Exploring the deeply embedded cultural tropes evident in post-war Modernist architecture in the Glen Eira Local Government Area, ‘Excavating Modernism’ aimed to reflect, unpack and explore the significant contribution émigré architects such as Ernest Fooks, Kurt Popper, Herbert Tisher, and Mordechai Benshemesh, amongst others, contributed to the socio-cultural land-scape and Melbourne’s development at the time. Our focus was concentrated on the burgeoning Interwar and Post-War typologies of apartment and residential architecture, which manifested the building form known locally as the ‘Six-Pack’ and internationally as the ‘Ding Bat’. In 2018 Critical and Curatorial Practices in Design explored these notions through ephemera, artefacts, historical photographs, texts, and film responses.

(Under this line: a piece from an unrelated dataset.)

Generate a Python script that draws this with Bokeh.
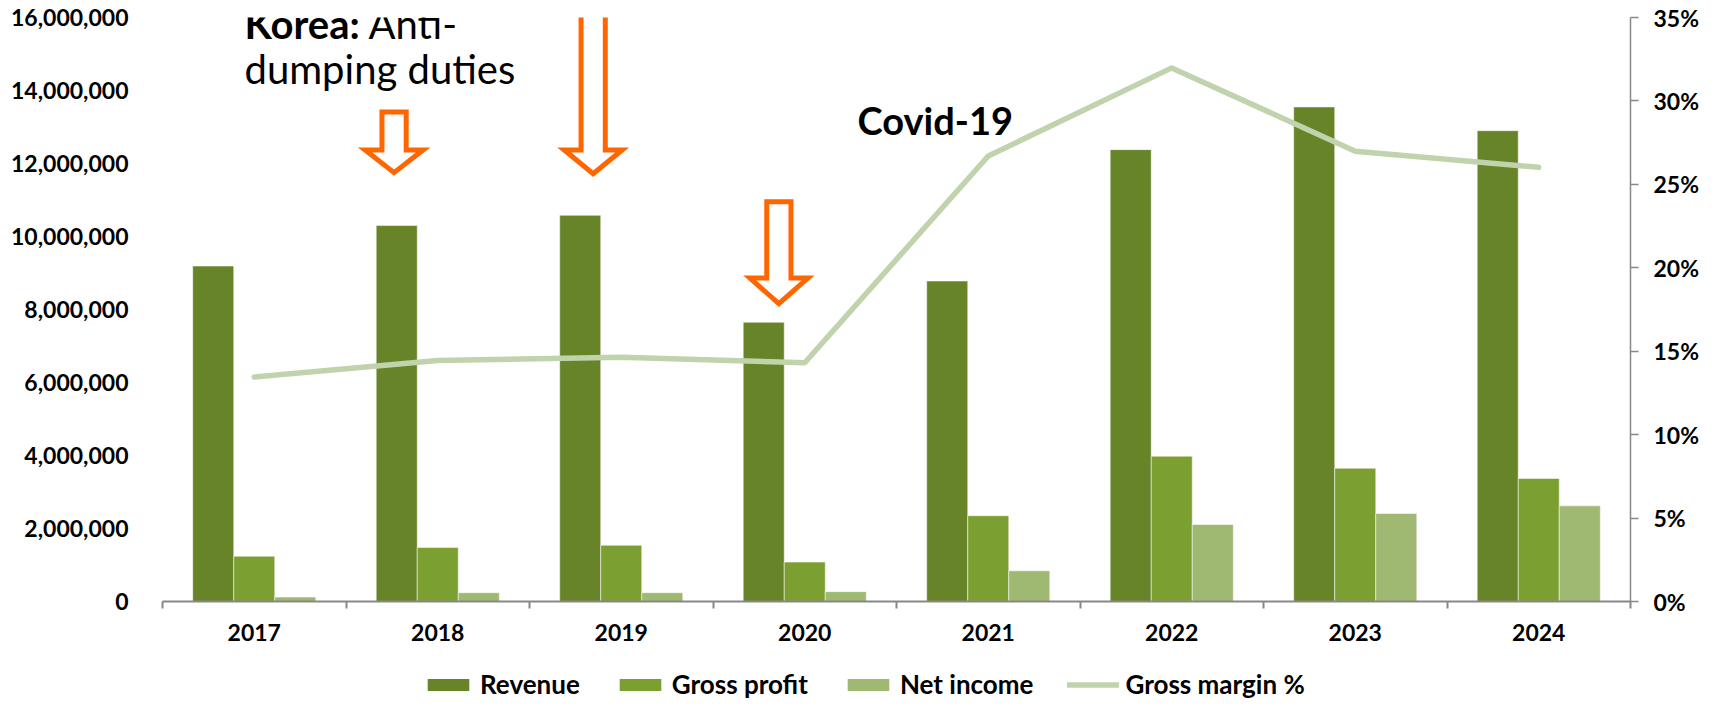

To better understand the development of the apartment typology, and its employment by the Jewish community and émigré architects in Melbourne’s south-east and beyond, it’s important to consider the diaspora of Jewish citizens from around the world before, during, and after both World Wars. To ‘unpack the Six-Pack’ so to speak, we must delve into the history of this typology and the resonance it had with these émigrés. The concept of home, according to a study by Mihaly Czikszentmihalyi and Eugene Rochberg-Halton indicates that the notions of this word are one purely associative to English language speakers, rooted in Old Norse and Teutonic concepts representing the safety of place and nostalgic recollections of childhood. With this in mind, we can start to understand the desires and behaviours of Jewish migrants, whether as architects, developers, investors, clients, or residents, and why it wasn’t until much later that the ‘Great Australian Dream’ of the generous house on the quarter-acre block, surrounded by garden, came to the fore – much later – in the 60s and 70s. Further to this, we can start to ‘excavate’ the mindset of migrants during this time. As a culture, the Jewish community is internally engaged, well-connected, resourceful, and altruistic to each other, often going above and beyond to assist each other. Because of this, amongst many other reasons, there was a sense of pride in heritage, history, and ‘a way of life’ often abandoned or diluted by other migrant minorities at the time to try and ‘assimilate’, or ‘fit in’ to their new home. Accordingly, many contextually held aspirations and mandates that were commonplace at the time, such as the desire to live in detached dwellings (“One Man’s Castle”) were rejected by the Jewish community and thus seen as subversive, a sign of ‘foreignness and un-Australian-ness’.